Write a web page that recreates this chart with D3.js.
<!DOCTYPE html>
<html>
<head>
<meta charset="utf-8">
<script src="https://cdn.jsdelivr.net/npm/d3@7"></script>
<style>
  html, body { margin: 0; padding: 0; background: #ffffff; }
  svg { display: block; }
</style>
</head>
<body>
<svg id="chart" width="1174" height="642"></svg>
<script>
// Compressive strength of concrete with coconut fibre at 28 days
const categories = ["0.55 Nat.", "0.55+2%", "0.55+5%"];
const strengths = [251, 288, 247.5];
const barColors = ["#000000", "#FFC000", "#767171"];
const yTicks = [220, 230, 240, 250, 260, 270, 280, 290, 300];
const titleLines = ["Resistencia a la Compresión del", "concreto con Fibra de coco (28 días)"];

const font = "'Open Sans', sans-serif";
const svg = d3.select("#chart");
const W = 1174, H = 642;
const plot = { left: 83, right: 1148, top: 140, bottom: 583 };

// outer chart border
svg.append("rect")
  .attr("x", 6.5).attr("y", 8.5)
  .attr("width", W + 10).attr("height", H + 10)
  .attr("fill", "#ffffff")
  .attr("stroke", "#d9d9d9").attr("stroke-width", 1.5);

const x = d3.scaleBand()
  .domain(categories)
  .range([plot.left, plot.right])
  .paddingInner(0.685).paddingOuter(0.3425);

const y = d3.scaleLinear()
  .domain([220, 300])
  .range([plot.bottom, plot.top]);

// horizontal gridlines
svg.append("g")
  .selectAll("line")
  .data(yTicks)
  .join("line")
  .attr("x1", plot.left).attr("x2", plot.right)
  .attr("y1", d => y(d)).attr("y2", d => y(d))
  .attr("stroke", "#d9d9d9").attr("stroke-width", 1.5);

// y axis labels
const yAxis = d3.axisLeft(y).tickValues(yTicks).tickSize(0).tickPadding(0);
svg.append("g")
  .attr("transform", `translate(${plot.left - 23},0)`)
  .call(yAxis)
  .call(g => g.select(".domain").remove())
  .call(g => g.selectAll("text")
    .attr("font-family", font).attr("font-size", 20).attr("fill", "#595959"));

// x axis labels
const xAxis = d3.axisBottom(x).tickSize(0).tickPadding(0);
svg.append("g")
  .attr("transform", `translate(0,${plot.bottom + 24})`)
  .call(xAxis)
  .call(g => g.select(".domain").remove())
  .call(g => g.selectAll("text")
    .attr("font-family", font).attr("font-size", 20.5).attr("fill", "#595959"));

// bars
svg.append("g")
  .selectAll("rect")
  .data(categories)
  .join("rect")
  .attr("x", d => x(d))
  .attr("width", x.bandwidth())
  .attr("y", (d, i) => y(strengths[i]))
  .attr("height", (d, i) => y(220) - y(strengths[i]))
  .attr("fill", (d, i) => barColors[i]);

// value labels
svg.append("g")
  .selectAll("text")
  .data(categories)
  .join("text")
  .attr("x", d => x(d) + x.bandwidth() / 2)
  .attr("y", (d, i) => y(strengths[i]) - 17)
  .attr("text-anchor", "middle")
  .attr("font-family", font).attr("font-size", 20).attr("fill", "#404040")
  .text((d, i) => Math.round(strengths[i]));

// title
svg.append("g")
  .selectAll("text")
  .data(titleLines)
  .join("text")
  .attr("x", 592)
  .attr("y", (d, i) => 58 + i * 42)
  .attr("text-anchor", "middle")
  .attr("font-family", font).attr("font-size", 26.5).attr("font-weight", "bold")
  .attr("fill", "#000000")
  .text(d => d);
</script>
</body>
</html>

**Task objective**: Word for word, write out the data.

**Solution to this exercise**:
Write a web page that recreates this chart with D3.js.
<!DOCTYPE html>
<html>
<head>
<meta charset="utf-8">
<script src="https://cdn.jsdelivr.net/npm/d3@7"></script>
<style>
  html, body { margin: 0; padding: 0; background: #ffffff; }
  svg { display: block; }
</style>
</head>
<body>
<svg id="chart" width="1174" height="642"></svg>
<script>
// Compressive strength of concrete with coconut fibre at 28 days
const categories = ["0.55 Nat.", "0.55+2%", "0.55+5%"];
const strengths = [251, 288, 247.5];
const barColors = ["#000000", "#FFC000", "#767171"];
const yTicks = [220, 230, 240, 250, 260, 270, 280, 290, 300];
const titleLines = ["Resistencia a la Compresión del", "concreto con Fibra de coco (28 días)"];

const font = "'Open Sans', sans-serif";
const svg = d3.select("#chart");
const W = 1174, H = 642;
const plot = { left: 83, right: 1148, top: 140, bottom: 583 };

// outer chart border
svg.append("rect")
  .attr("x", 6.5).attr("y", 8.5)
  .attr("width", W + 10).attr("height", H + 10)
  .attr("fill", "#ffffff")
  .attr("stroke", "#d9d9d9").attr("stroke-width", 1.5);

const x = d3.scaleBand()
  .domain(categories)
  .range([plot.left, plot.right])
  .paddingInner(0.685).paddingOuter(0.3425);

const y = d3.scaleLinear()
  .domain([220, 300])
  .range([plot.bottom, plot.top]);

// horizontal gridlines
svg.append("g")
  .selectAll("line")
  .data(yTicks)
  .join("line")
  .attr("x1", plot.left).attr("x2", plot.right)
  .attr("y1", d => y(d)).attr("y2", d => y(d))
  .attr("stroke", "#d9d9d9").attr("stroke-width", 1.5);

// y axis labels
const yAxis = d3.axisLeft(y).tickValues(yTicks).tickSize(0).tickPadding(0);
svg.append("g")
  .attr("transform", `translate(${plot.left - 23},0)`)
  .call(yAxis)
  .call(g => g.select(".domain").remove())
  .call(g => g.selectAll("text")
    .attr("font-family", font).attr("font-size", 20).attr("fill", "#595959"));

// x axis labels
const xAxis = d3.axisBottom(x).tickSize(0).tickPadding(0);
svg.append("g")
  .attr("transform", `translate(0,${plot.bottom + 24})`)
  .call(xAxis)
  .call(g => g.select(".domain").remove())
  .call(g => g.selectAll("text")
    .attr("font-family", font).attr("font-size", 20.5).attr("fill", "#595959"));

// bars
svg.append("g")
  .selectAll("rect")
  .data(categories)
  .join("rect")
  .attr("x", d => x(d))
  .attr("width", x.bandwidth())
  .attr("y", (d, i) => y(strengths[i]))
  .attr("height", (d, i) => y(220) - y(strengths[i]))
  .attr("fill", (d, i) => barColors[i]);

// value labels
svg.append("g")
  .selectAll("text")
  .data(categories)
  .join("text")
  .attr("x", d => x(d) + x.bandwidth() / 2)
  .attr("y", (d, i) => y(strengths[i]) - 17)
  .attr("text-anchor", "middle")
  .attr("font-family", font).attr("font-size", 20).attr("fill", "#404040")
  .text((d, i) => Math.round(strengths[i]));

// title
svg.append("g")
  .selectAll("text")
  .data(titleLines)
  .join("text")
  .attr("x", 592)
  .attr("y", (d, i) => 58 + i * 42)
  .attr("text-anchor", "middle")
  .attr("font-family", font).attr("font-size", 26.5).attr("font-weight", "bold")
  .attr("fill", "#000000")
  .text(d => d);
</script>
</body>
</html>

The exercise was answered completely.